## Task objective:
Return the lines from the one with "Write a Python" through the one with "ax = fig.add_axes([32/706, 1", exactly as they appear and with no pictures.
********
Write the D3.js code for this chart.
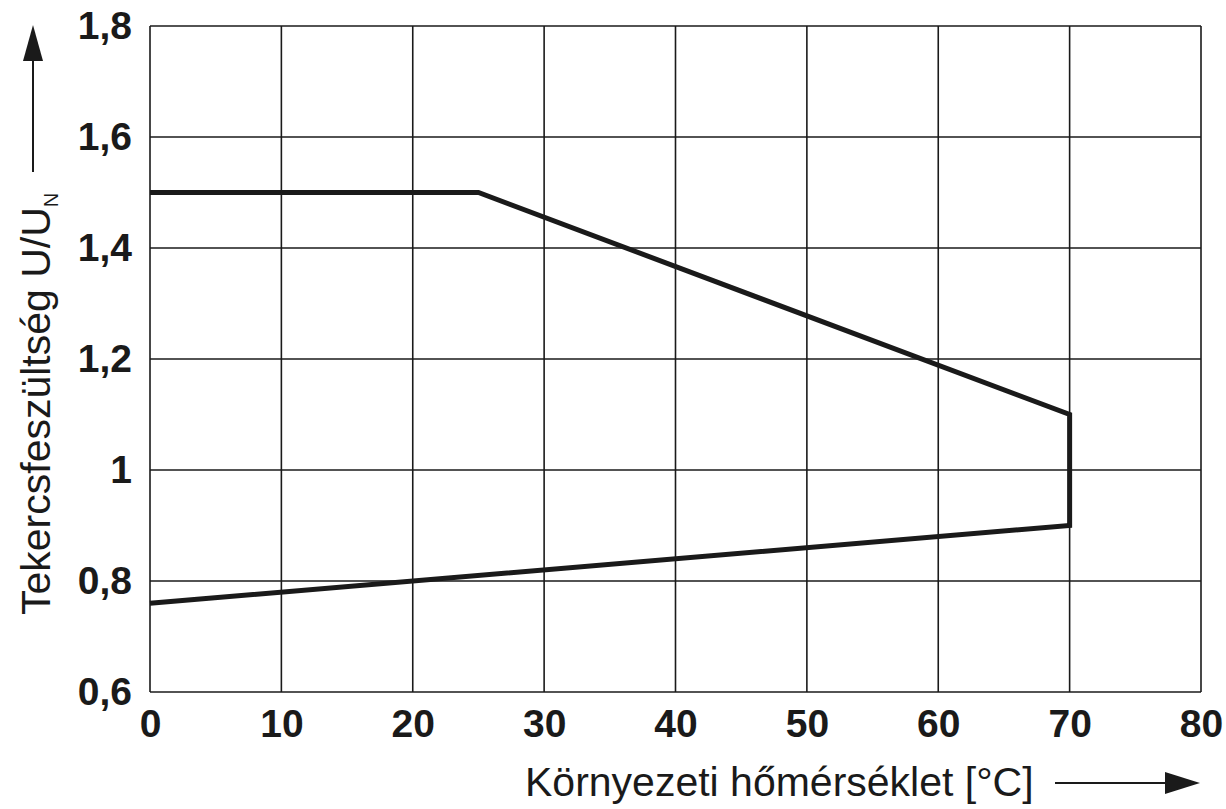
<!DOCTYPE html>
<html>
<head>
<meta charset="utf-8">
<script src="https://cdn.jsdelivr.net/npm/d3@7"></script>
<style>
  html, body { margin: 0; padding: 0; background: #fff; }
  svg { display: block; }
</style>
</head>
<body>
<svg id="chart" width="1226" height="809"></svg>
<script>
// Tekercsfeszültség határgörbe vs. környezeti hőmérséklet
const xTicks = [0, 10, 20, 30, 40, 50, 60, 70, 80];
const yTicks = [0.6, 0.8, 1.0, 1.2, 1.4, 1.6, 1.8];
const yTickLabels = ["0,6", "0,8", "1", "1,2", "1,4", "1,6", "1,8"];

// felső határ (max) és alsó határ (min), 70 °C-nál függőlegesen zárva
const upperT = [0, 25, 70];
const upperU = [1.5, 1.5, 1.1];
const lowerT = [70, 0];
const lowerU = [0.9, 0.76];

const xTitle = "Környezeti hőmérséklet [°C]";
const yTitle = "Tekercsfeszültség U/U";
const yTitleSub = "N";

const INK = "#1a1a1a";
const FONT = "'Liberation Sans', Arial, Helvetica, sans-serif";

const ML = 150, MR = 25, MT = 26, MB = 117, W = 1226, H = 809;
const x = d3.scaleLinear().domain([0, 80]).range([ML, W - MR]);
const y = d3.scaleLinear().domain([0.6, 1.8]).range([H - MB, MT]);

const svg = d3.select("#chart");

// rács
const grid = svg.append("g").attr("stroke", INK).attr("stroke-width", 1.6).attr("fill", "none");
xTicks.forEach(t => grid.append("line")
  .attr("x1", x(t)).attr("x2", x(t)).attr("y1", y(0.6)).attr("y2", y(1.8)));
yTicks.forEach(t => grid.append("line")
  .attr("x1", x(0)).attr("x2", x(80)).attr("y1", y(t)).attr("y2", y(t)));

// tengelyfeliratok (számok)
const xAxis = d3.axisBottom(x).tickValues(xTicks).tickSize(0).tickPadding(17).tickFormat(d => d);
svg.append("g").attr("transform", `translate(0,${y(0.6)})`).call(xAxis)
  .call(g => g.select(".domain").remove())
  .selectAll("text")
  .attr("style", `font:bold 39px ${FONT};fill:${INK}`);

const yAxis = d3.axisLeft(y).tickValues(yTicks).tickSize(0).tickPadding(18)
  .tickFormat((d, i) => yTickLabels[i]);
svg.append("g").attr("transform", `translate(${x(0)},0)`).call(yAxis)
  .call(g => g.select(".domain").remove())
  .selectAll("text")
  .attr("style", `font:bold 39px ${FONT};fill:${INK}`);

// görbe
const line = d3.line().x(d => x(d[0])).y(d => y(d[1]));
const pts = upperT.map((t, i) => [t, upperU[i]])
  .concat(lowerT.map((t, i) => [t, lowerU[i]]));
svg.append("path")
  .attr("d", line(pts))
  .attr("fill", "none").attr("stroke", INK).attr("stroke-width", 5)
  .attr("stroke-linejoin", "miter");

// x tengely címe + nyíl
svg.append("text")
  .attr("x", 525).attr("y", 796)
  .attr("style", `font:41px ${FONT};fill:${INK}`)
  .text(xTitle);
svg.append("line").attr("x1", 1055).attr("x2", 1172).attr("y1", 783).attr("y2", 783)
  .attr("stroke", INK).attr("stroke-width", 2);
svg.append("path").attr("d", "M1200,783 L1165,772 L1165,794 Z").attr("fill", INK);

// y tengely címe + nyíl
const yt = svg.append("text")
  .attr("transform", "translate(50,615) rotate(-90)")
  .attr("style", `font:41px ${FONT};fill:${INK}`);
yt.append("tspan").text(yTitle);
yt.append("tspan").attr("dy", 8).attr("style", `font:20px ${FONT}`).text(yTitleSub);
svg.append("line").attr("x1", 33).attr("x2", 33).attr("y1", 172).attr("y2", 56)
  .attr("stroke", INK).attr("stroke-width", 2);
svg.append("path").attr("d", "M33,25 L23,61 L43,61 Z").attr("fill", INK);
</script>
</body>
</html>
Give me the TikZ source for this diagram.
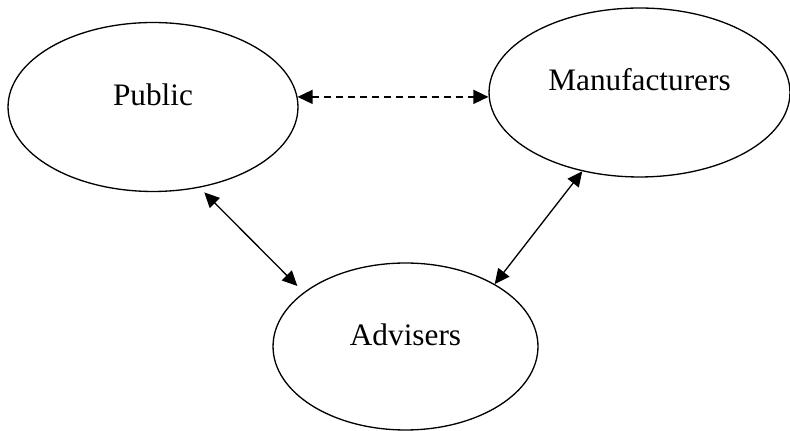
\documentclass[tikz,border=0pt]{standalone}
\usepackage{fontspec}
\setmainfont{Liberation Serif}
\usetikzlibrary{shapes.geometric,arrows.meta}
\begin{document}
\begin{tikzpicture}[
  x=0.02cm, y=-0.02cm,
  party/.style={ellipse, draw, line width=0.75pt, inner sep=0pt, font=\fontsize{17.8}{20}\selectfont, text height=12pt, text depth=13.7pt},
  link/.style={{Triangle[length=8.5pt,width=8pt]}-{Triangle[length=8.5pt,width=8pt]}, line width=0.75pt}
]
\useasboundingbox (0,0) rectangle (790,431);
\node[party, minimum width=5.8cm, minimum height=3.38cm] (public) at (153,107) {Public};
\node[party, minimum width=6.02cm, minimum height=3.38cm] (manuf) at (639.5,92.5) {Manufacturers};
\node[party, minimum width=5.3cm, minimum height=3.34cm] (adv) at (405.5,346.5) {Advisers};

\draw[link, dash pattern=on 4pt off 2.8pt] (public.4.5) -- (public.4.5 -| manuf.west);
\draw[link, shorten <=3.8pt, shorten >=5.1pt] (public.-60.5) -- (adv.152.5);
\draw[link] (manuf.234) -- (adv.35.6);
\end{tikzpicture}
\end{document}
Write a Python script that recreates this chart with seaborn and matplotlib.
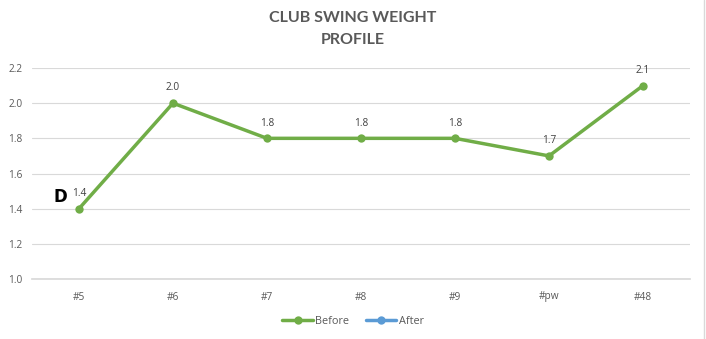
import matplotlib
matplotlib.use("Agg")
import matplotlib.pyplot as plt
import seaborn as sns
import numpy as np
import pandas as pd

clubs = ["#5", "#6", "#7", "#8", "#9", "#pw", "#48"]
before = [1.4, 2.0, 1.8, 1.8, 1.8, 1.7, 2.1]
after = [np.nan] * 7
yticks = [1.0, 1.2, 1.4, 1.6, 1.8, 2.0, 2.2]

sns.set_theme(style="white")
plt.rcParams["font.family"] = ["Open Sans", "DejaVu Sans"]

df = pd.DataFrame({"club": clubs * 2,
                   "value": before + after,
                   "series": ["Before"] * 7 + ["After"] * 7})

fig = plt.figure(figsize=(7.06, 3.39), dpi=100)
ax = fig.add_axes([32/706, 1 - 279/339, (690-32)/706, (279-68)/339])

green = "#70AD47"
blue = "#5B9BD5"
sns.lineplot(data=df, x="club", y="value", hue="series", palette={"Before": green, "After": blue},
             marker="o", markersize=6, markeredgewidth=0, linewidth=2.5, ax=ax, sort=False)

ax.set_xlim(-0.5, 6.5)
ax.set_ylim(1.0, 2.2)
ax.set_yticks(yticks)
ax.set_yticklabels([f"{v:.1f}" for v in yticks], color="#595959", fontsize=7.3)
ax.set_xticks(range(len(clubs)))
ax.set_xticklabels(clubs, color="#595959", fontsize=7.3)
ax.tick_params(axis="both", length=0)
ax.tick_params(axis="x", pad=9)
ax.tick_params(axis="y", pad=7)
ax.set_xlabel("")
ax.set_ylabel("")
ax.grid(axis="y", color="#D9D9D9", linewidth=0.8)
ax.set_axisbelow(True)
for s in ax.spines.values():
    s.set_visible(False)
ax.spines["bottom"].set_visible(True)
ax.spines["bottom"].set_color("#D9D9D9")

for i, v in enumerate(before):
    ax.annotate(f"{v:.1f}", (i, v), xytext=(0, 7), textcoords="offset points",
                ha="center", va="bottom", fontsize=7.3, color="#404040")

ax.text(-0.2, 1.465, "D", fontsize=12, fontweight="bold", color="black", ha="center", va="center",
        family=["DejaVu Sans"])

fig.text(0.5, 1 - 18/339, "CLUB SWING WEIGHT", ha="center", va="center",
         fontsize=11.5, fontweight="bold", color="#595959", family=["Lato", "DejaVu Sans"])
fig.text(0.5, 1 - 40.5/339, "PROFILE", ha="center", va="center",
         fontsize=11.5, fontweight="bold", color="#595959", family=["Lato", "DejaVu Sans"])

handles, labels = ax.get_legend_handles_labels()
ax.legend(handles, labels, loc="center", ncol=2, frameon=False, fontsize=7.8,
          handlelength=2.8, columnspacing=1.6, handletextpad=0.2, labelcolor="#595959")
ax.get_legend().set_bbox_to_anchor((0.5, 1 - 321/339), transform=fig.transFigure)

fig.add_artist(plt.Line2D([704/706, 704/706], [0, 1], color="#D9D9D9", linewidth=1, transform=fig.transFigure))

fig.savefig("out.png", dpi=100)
********
## Exercise response:
Write a Python script that recreates this chart with seaborn and matplotlib.
import matplotlib
matplotlib.use("Agg")
import matplotlib.pyplot as plt
import seaborn as sns
import numpy as np
import pandas as pd

clubs = ["#5", "#6", "#7", "#8", "#9", "#pw", "#48"]
before = [1.4, 2.0, 1.8, 1.8, 1.8, 1.7, 2.1]
after = [np.nan] * 7
yticks = [1.0, 1.2, 1.4, 1.6, 1.8, 2.0, 2.2]

sns.set_theme(style="white")
plt.rcParams["font.family"] = ["Open Sans", "DejaVu Sans"]

df = pd.DataFrame({"club": clubs * 2,
                   "value": before + after,
                   "series": ["Before"] * 7 + ["After"] * 7})

fig = plt.figure(figsize=(7.06, 3.39), dpi=100)
ax = fig.add_axes([32/706, 1 - 279/339, (690-32)/706, (279-68)/339])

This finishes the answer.